PeroK said:
Okay, here's my last idea to disprove the answer of 1/2:
You wake sleeper and she gives the answer of 1/2. Then:
a) You ask her: if it's Monday, what would be your answer? She says 1/2.
b) You ask her: if it's Tuesday, what would be your answer? She says 0.
The only combination of those probabilities that gives 1/2 is that it must be Monday. Therefore, if the sleeper is consistent she must conclude that it is definitely Monday.
I may be different than a typical halfer, because I don't think we can use anything like this.
You are treating it as though MH, MT, and TT are the possible outcomes of a random experiment, each with probability 1/3. In that case, it is certainly true that the probability of heads is 1/3, and the probability of heads after conditioning on Monday is 1/2. But this is not an accurate description of sleeping beauty: when she wakes up it is not a random experiment. Tuesday always follows monday, tuesday tails always follows monday tails. Sleeping beauty doesn't lose her memory of this fact, nor does she lose her memory of what week is coming. The usual probability methods you are using need to be justified somehow for this situation which is not a random experiment, and I don't see how.

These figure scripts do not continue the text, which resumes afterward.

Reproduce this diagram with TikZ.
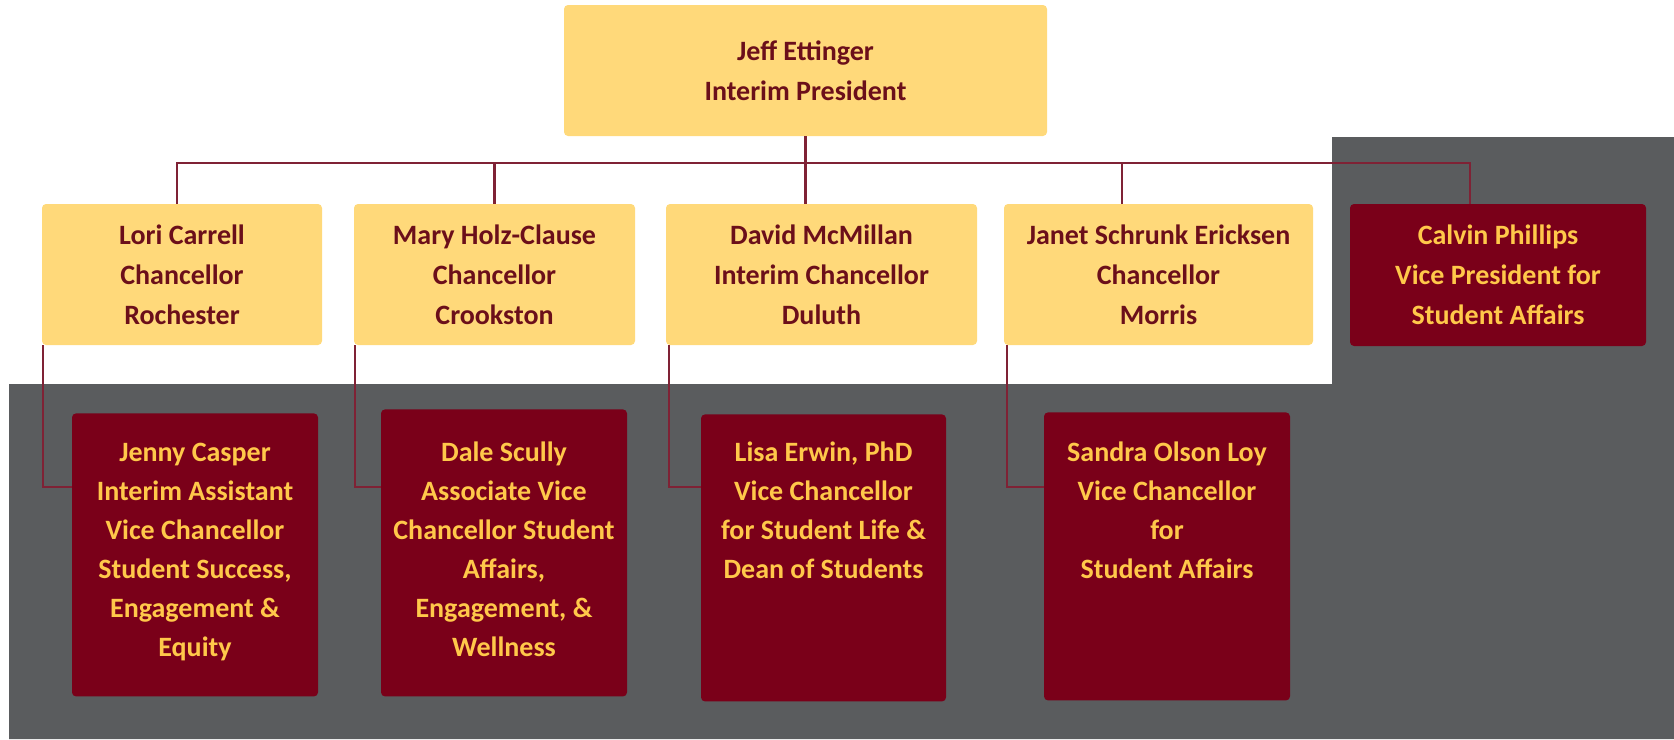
\documentclass[tikz,border=0pt]{standalone}
\usepackage{fontspec}
\setmainfont{Carlito}
\definecolor{umgold}{HTML}{FFD97A}
\definecolor{ummaroon}{HTML}{7A0019}
\definecolor{umpanel}{HTML}{5A5C5E}
\definecolor{umdark}{HTML}{6B0F1A}
\definecolor{umgoldtext}{HTML}{FFC84A}
\definecolor{umline}{HTML}{7F2235}
\begin{document}
\begin{tikzpicture}[x=0.5pt,y=-0.5pt,
  base/.style={rectangle, rounded corners=2pt, inner sep=0pt, align=center,
    font=\bfseries\fontsize{14}{20}\selectfont},
  goldbox/.style={base, fill=umgold, text=umdark},
  maroonbox/.style={base, fill=ummaroon, text=umgoldtext},
  subbox/.style={maroonbox, anchor=north, font=\bfseries\fontsize{14}{19.5}\selectfont},
  link/.style={draw=umline, line width=1.1pt}]
\useasboundingbox (0,0) rectangle (1674,739);

% grey backdrop behind the student-affairs positions
\fill[umpanel] (9,384) -- (1332,384) -- (1332,137) -- (1674,137) -- (1674,739) -- (9,739) -- cycle;

% president
\node[goldbox, minimum width=241.5pt, minimum height=65.5pt] (top) at (805.5,70.5)
  {Jeff Ettinger\\Interim President};

% chancellors and vice president
\node[goldbox, minimum width=140pt, minimum height=70.5pt] (lori) at (182,274.5)
  {Lori Carrell\\Chancellor\\Rochester};
\node[goldbox, minimum width=140.5pt, minimum height=70.5pt] (mary) at (494.5,274.5)
  {Mary Holz-Clause\\Chancellor\\Crookston};
\node[goldbox, minimum width=155.5pt, minimum height=70.5pt] (david) at (821.5,274.5)
  {David McMillan\\Interim Chancellor\\Duluth};
\node[goldbox, minimum width=154.5pt, minimum height=70.5pt] (janet) at (1158.5,274.5)
  {Janet Schrunk Ericksen\\Chancellor\\Morris};
\node[maroonbox, minimum width=148pt, minimum height=71pt] (calvin) at (1498,275)
  {Calvin Phillips\\Vice President for\\Student Affairs};

% campus student-affairs leads
\node[subbox] (jenny) at (195,413)
  {\parbox[t][141.5pt][t]{123pt}{\centering\rule{0pt}{24pt}Jenny Casper\\Interim Assistant\\Vice Chancellor\\Student Success,\\Engagement \&\\Equity}};
\node[subbox] (dale) at (504,409)
  {\parbox[t][143.5pt][t]{123pt}{\centering\rule{0pt}{26pt}Dale Scully\\Associate Vice\\Chancellor Student\\Affairs,\\Engagement, \&\\Wellness}};
\node[subbox] (lisa) at (823.5,414)
  {\parbox[t][143.5pt][t]{122.5pt}{\centering\rule{0pt}{23.5pt}Lisa Erwin, PhD\\Vice Chancellor\\for Student Life \&\\Dean of Students}};
\node[subbox] (sandra) at (1167,412)
  {\parbox[t][144pt][t]{123pt}{\centering\rule{0pt}{24.5pt}Sandra Olson Loy\\Vice Chancellor\\for\\Student Affairs}};

% reporting lines
\coordinate (bus) at (0,163);
\coordinate (elbow) at (0,487);
\coordinate (loriDrop) at ([xshift=-2.5pt]lori.north);
\coordinate (janetDrop) at ([xshift=-18.25pt]janet.north);
\coordinate (calvinDrop) at ([xshift=-14pt]calvin.north);
\draw[link] (top.south) -- (top.south |- david.north);
\draw[link] (loriDrop) |- (calvinDrop |- bus) -- (calvinDrop);
\draw[link] (mary.north |- bus) -- (mary.north);
\draw[link] (janetDrop |- bus) -- (janetDrop);

\draw[link] ([xshift=0.7pt]lori.south west) |- (jenny.west |- elbow);
\draw[link] ([xshift=0.7pt]mary.south west) |- (dale.west |- elbow);
\draw[link] ([xshift=1.5pt]david.south west) |- (lisa.west |- elbow);
\draw[link] ([xshift=1.5pt]janet.south west) |- (sandra.west |- elbow);
\end{tikzpicture}
\end{document}
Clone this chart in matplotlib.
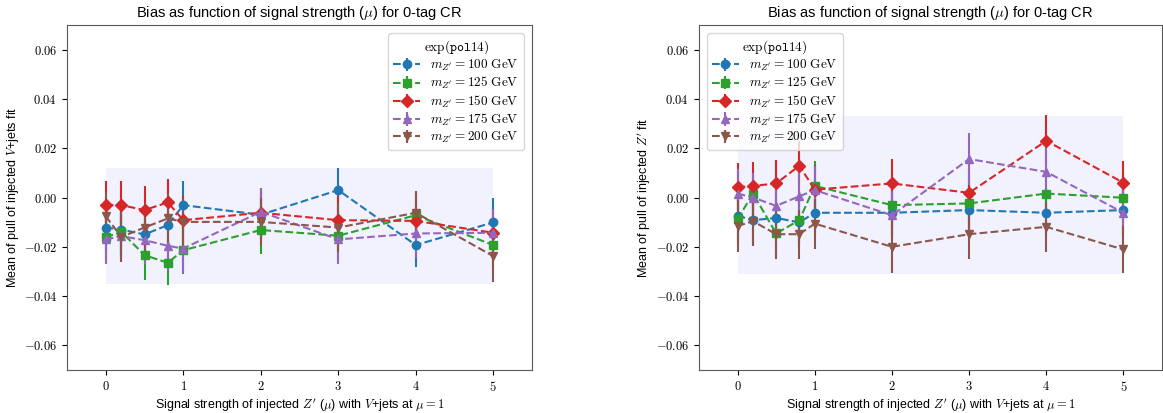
import numpy as np
import matplotlib
matplotlib.use("Agg")
import matplotlib.pyplot as plt
from matplotlib.ticker import FuncFormatter

plt.rcParams['mathtext.fontset'] = 'cm'
plt.rcParams['font.family'] = ['Liberation Sans', 'DejaVu Sans']

# injected signal strengths
mu = [0, 0.2, 0.5, 0.8, 1, 2, 3, 4, 5]
masses = [100, 125, 150, 175, 200]

# left panel: pull of injected V+jets
vjets_mean = {
    100: [-0.0122, -0.0130, -0.0150, -0.0112, -0.0031, -0.0070, 0.0030, -0.0193, -0.0101],
    125: [-0.0162, -0.0139, -0.0234, -0.0265, -0.0214, -0.0132, -0.0155, -0.0072, -0.0193],
    150: [-0.0031, -0.0031, -0.0051, -0.0020, -0.0092, -0.0062, -0.0092, -0.0095, -0.0143],
    175: [-0.0170, -0.0157, -0.0173, -0.0196, -0.0207, -0.0058, -0.0170, -0.0146, -0.0143],
    200: [-0.0076, -0.0160, -0.0122, -0.0085, -0.0099, -0.0099, -0.0122, -0.0062, -0.0238],
}
vjets_err = {
    100: [0.0098, 0.0097, 0.0098, 0.0099, 0.0099, 0.0098, 0.0090, 0.0088, 0.0097],
    125: [0.0099, 0.0098, 0.0099, 0.0092, 0.0098, 0.0099, 0.0098, 0.0097, 0.0098],
    150: [0.0099, 0.0099, 0.0098, 0.0097, 0.0098, 0.0099, 0.0098, 0.0097, 0.0098],
    175: [0.0100, 0.0099, 0.0098, 0.0099, 0.0098, 0.0095, 0.0099, 0.0098, 0.0097],
    200: [0.0098, 0.0101, 0.0099, 0.0098, 0.0098, 0.0099, 0.0098, 0.0089, 0.0104],
}

# right panel: pull of injected Z'
zp_mean = {
    100: [-0.0074, -0.0092, -0.0083, -0.0101, -0.0062, -0.0062, -0.0051, -0.0062, -0.0051],
    125: [-0.0088, 0.0016, -0.0146, -0.0092, 0.0047, -0.0031, -0.0024, 0.0016, -0.0001],
    150: [0.0041, 0.0047, 0.0057, 0.0129, 0.0032, 0.0057, 0.0019, 0.0230, 0.0060],
    175: [0.0016, 0.0000, -0.0034, 0.0005, 0.0030, -0.0072, 0.0156, 0.0104, -0.0062],
    200: [-0.0116, -0.0096, -0.0149, -0.0149, -0.0106, -0.0200, -0.0149, -0.0119, -0.0211],
}
zp_err = {
    100: [0.0098, 0.0099, 0.0098, 0.0099, 0.0098, 0.0099, 0.0098, 0.0099, 0.0098],
    125: [0.0099, 0.0098, 0.0099, 0.0098, 0.0101, 0.0099, 0.0098, 0.0099, 0.0098],
    150: [0.0097, 0.0098, 0.0097, 0.0099, 0.0098, 0.0099, 0.0098, 0.0104, 0.0088],
    175: [0.0099, 0.0098, 0.0099, 0.0098, 0.0099, 0.0098, 0.0104, 0.0099, 0.0098],
    200: [0.0104, 0.0100, 0.0101, 0.0100, 0.0101, 0.0108, 0.0100, 0.0101, 0.0097],
}

# shaded bands
vjets_band = (-0.035, 0.012)
zp_band = (-0.031, 0.033)

colors = ['#1f77b4', '#2ca02c', '#d62728', '#9467bd', '#8c564b']
markers = ['o', 's', 'D', '^', 'v']

fig = plt.figure(figsize=(11.63, 4.13), dpi=100)
ax1 = fig.add_axes([67 / 1163, 43 / 413, 465 / 1163, 345 / 413])
ax2 = fig.add_axes([699 / 1163, 43 / 413, 463 / 1163, 345 / 413])


def draw(ax, means, errs, band, ylabel, loc):
    ax.fill_between([mu[0], mu[-1]], band[0], band[1], color='blue', alpha=0.05,
                    linewidth=0, zorder=0)
    for m, c, mk in zip(masses, colors, markers):
        ax.errorbar(mu, means[m], yerr=errs[m], color=c, marker=mk, ls='--',
                    markersize=6, elinewidth=1.5, lw=1.5,
                    label=r'$m_{Z^{\prime}} = %d\ \mathrm{GeV}$' % m)
    ax.set_xlim(-0.5, 5.5)
    ax.set_ylim(-0.07, 0.07)
    ax.set_xticks([0, 1, 2, 3, 4, 5])
    ax.set_yticks([-0.06, -0.04, -0.02, 0.0, 0.02, 0.04, 0.06])
    ax.xaxis.set_major_formatter(FuncFormatter(lambda v, p: r'$%d$' % v))
    ax.yaxis.set_major_formatter(FuncFormatter(lambda v, p: r'$%.2f$' % v))
    ax.tick_params(labelsize=9, length=3.5)
    for s in ax.spines.values():
        s.set_color('0.35')
    ax.set_title(r'Bias as function of signal strength ($\mu$) for 0-tag CR', fontsize=10.5)
    ax.set_xlabel(r"Signal strength of injected $Z'$ ($\mu$) with $V$+jets at $\mu=1$",
                  fontsize=9, labelpad=2)
    ax.set_ylabel(ylabel, fontsize=9, labelpad=2)
    ax.legend(loc=loc, title=r'$\mathrm{exp}(\mathtt{pol14})$', fontsize=9.5,
              title_fontsize=9.5, handlelength=2.0, labelspacing=0.15,
              borderaxespad=0.6)


draw(ax1, vjets_mean, vjets_err, vjets_band,
     r'Mean of pull of injected $V$+jets fit', 'upper right')
draw(ax2, zp_mean, zp_err, zp_band,
     r"Mean of pull of injected $Z'$ fit", 'upper left')

fig.savefig('out.png', dpi=100)
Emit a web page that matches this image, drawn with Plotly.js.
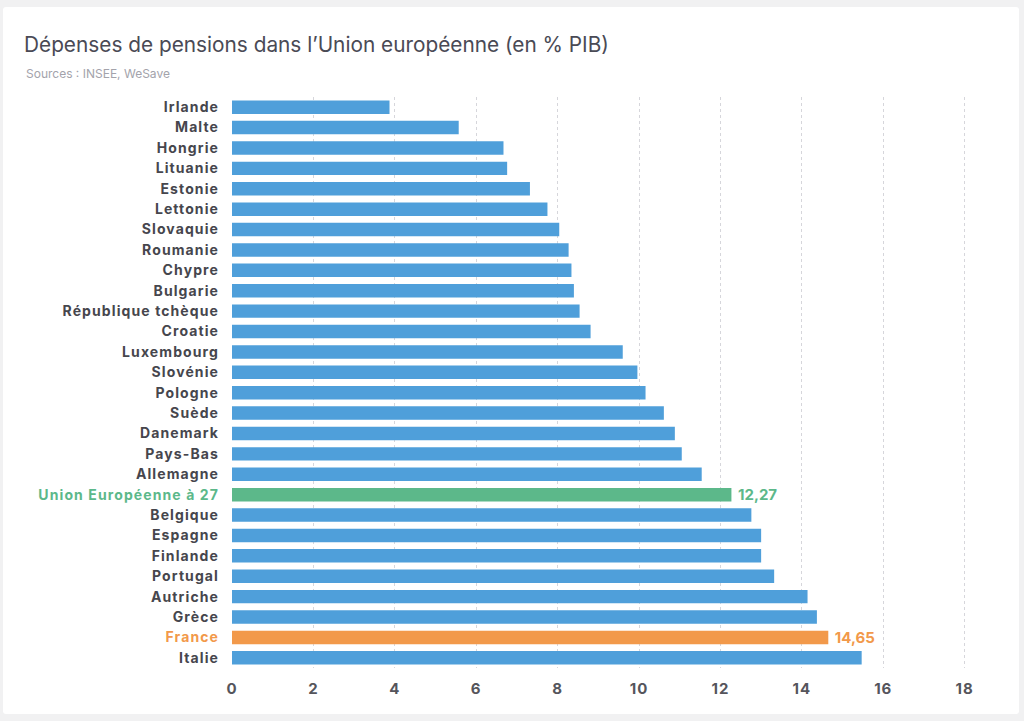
<!DOCTYPE html>
<html>
<head>
<meta charset="utf-8">
<script src="https://cdn.plot.ly/plotly-3.0.1.min.js"></script>
<style>
  html, body { margin: 0; padding: 0; background: #f1f1f2; }
  #card { position: absolute; left: 3px; top: 7px; width: 1016px; height: 707px; background: #ffffff; border-radius: 3px; }
  #chart { position: absolute; left: 0; top: 0; width: 1024px; height: 721px; }
  #chart .ytick text { letter-spacing: 1.1px; }
  #chart .xtick text { letter-spacing: 1px; }
  #chart .textpoint text { letter-spacing: 1px; }
</style>
</head>
<body>
<div id="card"></div>
<div id="chart"></div>
<script>
const countries = ["Irlande","Malte","Hongrie","Lituanie","Estonie","Lettonie","Slovaquie","Roumanie","Chypre","Bulgarie","République tchèque","Croatie","Luxembourg","Slovénie","Pologne","Suède","Danemark","Pays-Bas","Allemagne","Union Européenne à 27","Belgique","Espagne","Finlande","Portugal","Autriche","Grèce","France","Italie"];
const values = [3.87,5.57,6.67,6.76,7.32,7.75,8.04,8.27,8.34,8.40,8.54,8.81,9.60,9.96,10.16,10.61,10.88,11.05,11.54,12.27,12.76,13.0,13.0,13.32,14.14,14.37,14.65,15.47];
const highlight = {"Union Européenne à 27": "#5cb88a", "France": "#f2994a"};
const labelled = {"Union Européenne à 27": "12,27", "France": "14,65"};
const xTicks = [0,2,4,6,8,10,12,14,16,18];

const BLUE = "#4f9fda";
const barColors = countries.map(c => highlight[c] || BLUE);
const barText = countries.map(c => labelled[c] ? "\u00a0" + labelled[c] : "");
const textColors = countries.map(c => highlight[c] || "#444");
const tickText = countries.map(c => highlight[c]
  ? '<span style="color:' + highlight[c] + '">' + c + '</span>' : c);

const L = 232, R = 39, T = 97, B = 53, W = 1024, H = 721;
const pw = W - L - R;

const trace = {
  type: "bar",
  orientation: "h",
  x: values,
  y: countries,
  marker: { color: barColors },
  text: barText,
  textposition: "outside",
  constraintext: "none",
  cliponaxis: false,
  textfont: { family: "Inter, sans-serif", size: 15, color: textColors, weight: 700 },
  hoverinfo: "x+y"
};

const layout = {
  width: W, height: H,
  paper_bgcolor: "rgba(0,0,0,0)",
  plot_bgcolor: "rgba(0,0,0,0)",
  margin: { l: L, r: R, t: T, b: B },
  bargap: 0.34,
  showlegend: false,
  font: { family: "Inter, sans-serif" },
  title: {
    text: "Dépenses de pensions dans l’Union européenne (en % PIB)",
    xref: "container", yref: "container",
    x: 24 / W, xanchor: "left",
    y: 1 - 45 / H, yanchor: "middle",
    font: { family: "Inter, sans-serif", size: 20.8, color: "#4a4a55" }
  },
  annotations: [{
    text: "Sources : INSEE, WeSave",
    xref: "paper", yref: "paper",
    x: (24 - L) / pw, xanchor: "left",
    y: 1 + (T - 73) / (H - T - B), yanchor: "middle",
    showarrow: false,
    font: { family: "Inter, sans-serif", size: 12, color: "#a3a3ab" }
  }],
  xaxis: {
    range: [0, 18.5],
    tickvals: xTicks,
    ticktext: xTicks.map(String),
    showgrid: true,
    gridcolor: "#d6d6db",
    griddash: "dot",
    gridwidth: 1,
    zeroline: false,
    showline: false,
    ticks: "",
    ticklabelstandoff: 10,
    tickfont: { family: "Inter, sans-serif", size: 15, color: "#55555c", weight: 700 },
    fixedrange: true
  },
  yaxis: {
    type: "category",
    autorange: "reversed",
    tickvals: countries,
    ticktext: tickText,
    showgrid: false,
    zeroline: false,
    showline: false,
    ticks: "",
    ticklabelstandoff: 12,
    tickfont: { family: "Inter, sans-serif", size: 14, color: "#46464d", weight: 700 },
    fixedrange: true
  }
};

Plotly.newPlot("chart", [trace], layout, { displayModeBar: false, staticPlot: true });
</script>
</body>
</html>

A typical halfer may also treat it like a random experiment, except they would break it into two stages. First the coin toss, then the waking up. In other words, the typical halfer is saying that waking up can only be viewed as a selection of the possible days to wake up. So they would say that MH has probability 1/2, MT has probability 1/4, and TT has probability 1/4. Probability of heads is 1/2, and probability of heads after conditioning on monday is 2/3. I disagree with this for the same reason I disagree with thirders: it isn't a random experiment.
So to me, the question is how do we define probability for such a weird situation which isn't a random experiment at all? It may be that there is currently no definition for that situation, and it may be that we don't need one. Notice that our strategies are already set in stone on sunday, before the coin flip. Whether or not there is new, relevant information on monday (which I can't imagine what it could be) it definitely won't change our strategy, calling into question if there is any importance to it. Halfers and thirders will always agree on how to act for any betting setup, even if they disagree on how probability should be defined. A halfer may argue "I prefer to bet on tails because if it is tails the bet is offered twice", a thirder may say "I prefer to bet on tails because I am defining the probability as 2/3 for tails", but they will both bet the same thing.
But to me, the most natural way to define it is to start with something solid, a genuine random experiment. The coin flip, which has sample space of H and T, each with probability 1/2. Then if you believe there is no new, relevant information on monday, you could hold onto that 1/2 probability when waking up. Or you could use the principle of reflection, knowing that you would believe 1/2 at noon on wednesday. I admit, neither of these are fully convincing.
According to the way I calculate it, it is not possible to condition on it being monday or tuesday. Which I think makes sense, because when using conditioning you can't have impossible events become possible. "It is monday" can't be followed by "it is tuesday." The probability for "it is tuesday" became 0 when you learned "it is monday". Losing memory of monday does not fix this problem, so conditioning is not justified.